Input Summary: Deploy phase output — implemented RBAC model, rollout result, denial logs.

Artifacts:

Artifact Retention
Monitor checklist (this document) immutable
Failure scenario registry (this document) immutable

Risks and Assumptions:

Severity Entry
medium Permission creep is a persistent risk; the control checklist must be re-run at the start of each subsequent milestone that adds new roles or permissions
low Service-level bypass risk (identified in Deploy) remains open; carry forward to next Discover

Next Step: Carry open risks (service-level bypass) into next Discover as documented inputs.


Decision log

date: <project date>
decision: deny-by-default adopted as the access-evaluation baseline
reason: any permission model that grants by default requires exhaustive coverage to remain secure; deny-by-default limits the blast radius of missing permission definitions
decided-by: human
refs: Apply phase output (access-evaluation principles)
date: <project date>
decision: emergency override paths excluded from this milestone scope
reason: emergency paths require separate security review; including them would expand scope beyond the defined milestone boundary
decided-by: human
refs: Discover phase output (risks and assumptions)

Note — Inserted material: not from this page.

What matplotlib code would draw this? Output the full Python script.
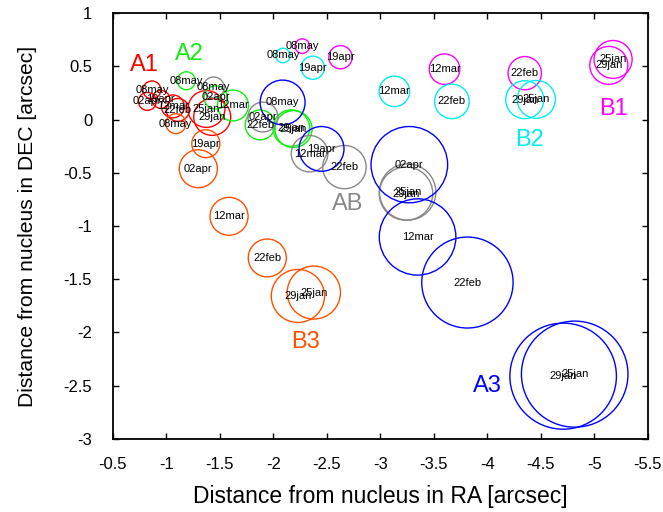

Why this is a useful DAD-M example

This example shows the value of DAD-M on a technical milestone that could easily collapse into unstructured implementation. Discover keeps the access problem factual. Apply defines the model before code spreads. Deploy treats rollout as part of the solution instead of an afterthought. Monitor keeps the permission system from quietly drifting into over-privileged behavior.

The structure also demonstrates the severity scale in practice: high risks require active attention before the phase closes, medium risks are tracked and carried forward, and info entries document assumptions without blocking progress.